● **Written exercise**
In this exercise, return the whole listing exactly, excluding any images.

● **Data shown**
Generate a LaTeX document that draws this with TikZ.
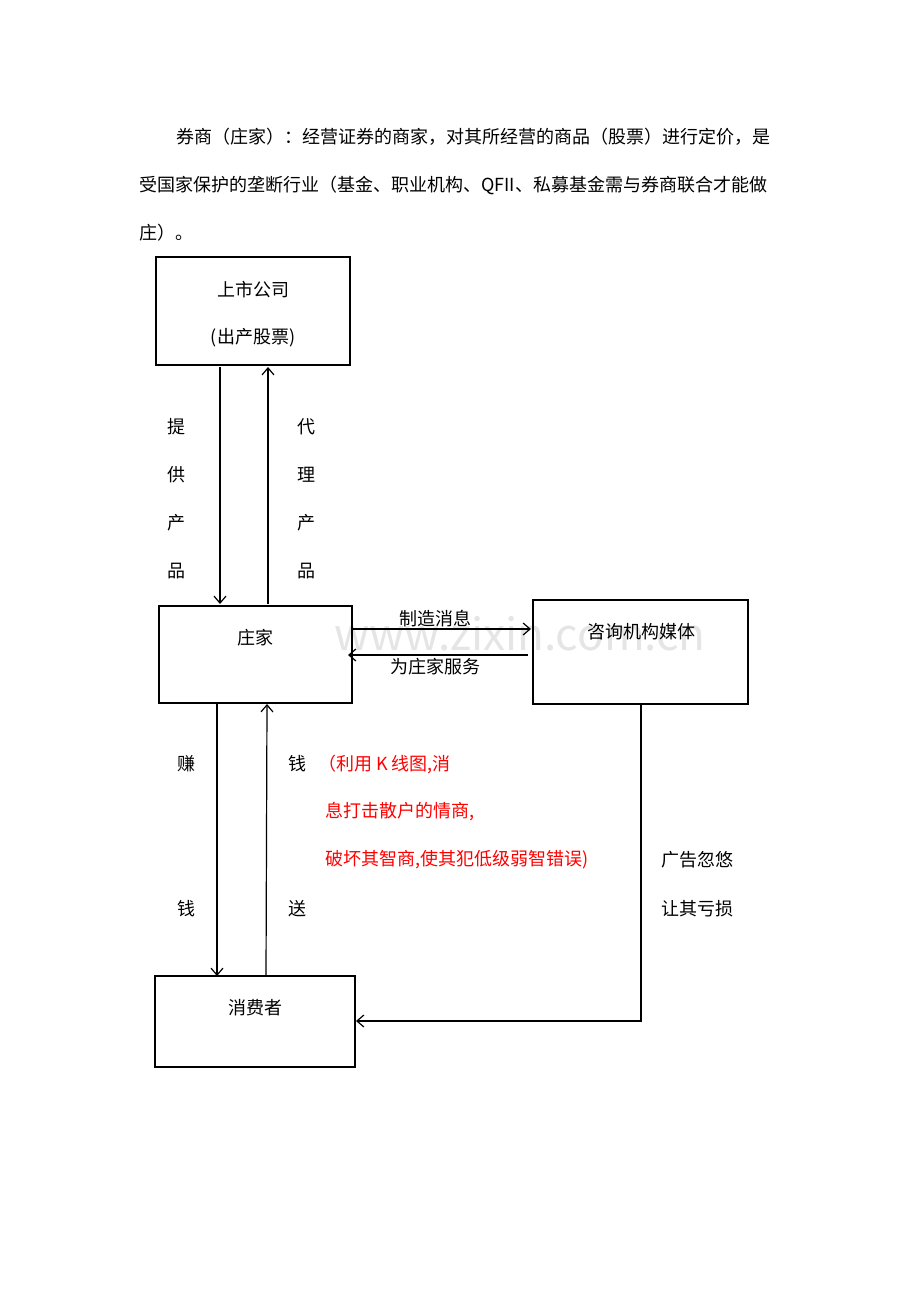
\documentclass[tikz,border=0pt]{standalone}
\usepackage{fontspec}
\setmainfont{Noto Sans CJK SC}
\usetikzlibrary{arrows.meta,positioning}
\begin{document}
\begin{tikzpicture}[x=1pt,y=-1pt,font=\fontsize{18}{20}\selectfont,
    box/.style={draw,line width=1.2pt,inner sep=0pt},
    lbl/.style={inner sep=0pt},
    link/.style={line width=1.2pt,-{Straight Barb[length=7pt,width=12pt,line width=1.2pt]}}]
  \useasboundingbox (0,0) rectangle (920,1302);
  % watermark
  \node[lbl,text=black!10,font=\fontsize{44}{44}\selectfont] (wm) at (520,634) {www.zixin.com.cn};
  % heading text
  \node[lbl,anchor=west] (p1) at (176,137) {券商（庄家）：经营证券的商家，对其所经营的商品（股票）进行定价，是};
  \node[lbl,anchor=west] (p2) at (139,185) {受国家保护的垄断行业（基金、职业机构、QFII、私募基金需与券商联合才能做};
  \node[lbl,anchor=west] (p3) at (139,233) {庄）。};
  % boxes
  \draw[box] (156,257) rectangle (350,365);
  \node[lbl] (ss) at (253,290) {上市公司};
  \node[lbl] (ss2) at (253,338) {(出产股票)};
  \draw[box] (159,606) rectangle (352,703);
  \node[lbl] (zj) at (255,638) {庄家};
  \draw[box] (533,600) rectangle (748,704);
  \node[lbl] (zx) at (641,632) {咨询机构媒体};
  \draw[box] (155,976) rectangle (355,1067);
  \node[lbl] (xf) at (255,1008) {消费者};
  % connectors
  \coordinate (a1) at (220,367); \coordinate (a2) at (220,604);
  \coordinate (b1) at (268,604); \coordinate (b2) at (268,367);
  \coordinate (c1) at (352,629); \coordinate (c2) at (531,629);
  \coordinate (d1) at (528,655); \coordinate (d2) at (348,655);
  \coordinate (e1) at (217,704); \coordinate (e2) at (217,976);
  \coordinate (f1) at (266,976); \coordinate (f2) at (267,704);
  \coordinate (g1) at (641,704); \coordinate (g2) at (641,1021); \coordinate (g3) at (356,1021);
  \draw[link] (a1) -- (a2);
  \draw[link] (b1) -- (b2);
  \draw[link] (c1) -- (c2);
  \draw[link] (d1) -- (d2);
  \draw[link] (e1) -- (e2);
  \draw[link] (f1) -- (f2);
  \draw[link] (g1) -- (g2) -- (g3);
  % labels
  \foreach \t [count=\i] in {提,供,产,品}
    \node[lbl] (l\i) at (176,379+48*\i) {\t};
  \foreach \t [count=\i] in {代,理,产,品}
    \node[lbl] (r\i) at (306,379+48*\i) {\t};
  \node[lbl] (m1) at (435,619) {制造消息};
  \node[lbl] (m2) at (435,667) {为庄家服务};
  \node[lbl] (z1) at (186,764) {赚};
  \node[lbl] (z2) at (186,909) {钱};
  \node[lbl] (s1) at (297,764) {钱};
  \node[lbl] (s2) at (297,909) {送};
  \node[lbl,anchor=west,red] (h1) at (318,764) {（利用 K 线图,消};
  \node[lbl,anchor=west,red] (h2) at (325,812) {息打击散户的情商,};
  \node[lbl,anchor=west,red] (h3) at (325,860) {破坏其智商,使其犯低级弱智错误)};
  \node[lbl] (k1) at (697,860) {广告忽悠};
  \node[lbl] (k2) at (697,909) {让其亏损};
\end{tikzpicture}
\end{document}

● **Answer for this exercise**
Generate a LaTeX document that draws this with TikZ.
\documentclass[tikz,border=0pt]{standalone}
\usepackage{fontspec}
\setmainfont{Noto Sans CJK SC}
\usetikzlibrary{arrows.meta,positioning}
\begin{document}
\begin{tikzpicture}[x=1pt,y=-1pt,font=\fontsize{18}{20}\selectfont,
    box/.style={draw,line width=1.2pt,inner sep=0pt},
    lbl/.style={inner sep=0pt},
    link/.style={line width=1.2pt,-{Straight Barb[length=7pt,width=12pt,line width=1.2pt]}}]
  \useasboundingbox (0,0) rectangle (920,1302);
  % watermark
  \node[lbl,text=black!10,font=\fontsize{44}{44}\selectfont] (wm) at (520,634) {www.zixin.com.cn};
  % heading text
  \node[lbl,anchor=west] (p1) at (176,137) {券商（庄家）：经营证券的商家，对其所经营的商品（股票）进行定价，是};
  \node[lbl,anchor=west] (p2) at (139,185) {受国家保护的垄断行业（基金、职业机构、QFII、私募基金需与券商联合才能做};
  \node[lbl,anchor=west] (p3) at (139,233) {庄）。};
  % boxes
  \draw[box] (156,257) rectangle (350,365);
  \node[lbl] (ss) at (253,290) {上市公司};
  \node[lbl] (ss2) at (253,338) {(出产股票)};
  \draw[box] (159,606) rectangle (352,703);
  \node[lbl] (zj) at (255,638) {庄家};
  \draw[box] (533,600) rectangle (748,704);
  \node[lbl] (zx) at (641,632) {咨询机构媒体};
  \draw[box] (155,976) rectangle (355,1067);
  \node[lbl] (xf) at (255,1008) {消费者};
  % connectors
  \coordinate (a1) at (220,367); \coordinate (a2) at (220,604);
  \coordinate (b1) at (268,604); \coordinate (b2) at (268,367);
  \coordinate (c1) at (352,629); \coordinate (c2) at (531,629);
  \coordinate (d1) at (528,655); \coordinate (d2) at (348,655);
  \coordinate (e1) at (217,704); \coordinate (e2) at (217,976);
  \coordinate (f1) at (266,976); \coordinate (f2) at (267,704);
  \coordinate (g1) at (641,704); \coordinate (g2) at (641,1021); \coordinate (g3) at (356,1021);
  \draw[link] (a1) -- (a2);
  \draw[link] (b1) -- (b2);
  \draw[link] (c1) -- (c2);
  \draw[link] (d1) -- (d2);
  \draw[link] (e1) -- (e2);
  \draw[link] (f1) -- (f2);
  \draw[link] (g1) -- (g2) -- (g3);
  % labels
  \foreach \t [count=\i] in {提,供,产,品}
    \node[lbl] (l\i) at (176,379+48*\i) {\t};
  \foreach \t [count=\i] in {代,理,产,品}
    \node[lbl] (r\i) at (306,379+48*\i) {\t};
  \node[lbl] (m1) at (435,619) {制造消息};
  \node[lbl] (m2) at (435,667) {为庄家服务};
  \node[lbl] (z1) at (186,764) {赚};
  \node[lbl] (z2) at (186,909) {钱};
  \node[lbl] (s1) at (297,764) {钱};
  \node[lbl] (s2) at (297,909) {送};
  \node[lbl,anchor=west,red] (h1) at (318,764) {（利用 K 线图,消};
  \node[lbl,anchor=west,red] (h2) at (325,812) {息打击散户的情商,};
  \node[lbl,anchor=west,red] (h3) at (325,860) {破坏其智商,使其犯低级弱智错误)};
  \node[lbl] (k1) at (697,860) {广告忽悠};
  \node[lbl] (k2) at (697,909) {让其亏损};
\end{tikzpicture}
\end{document}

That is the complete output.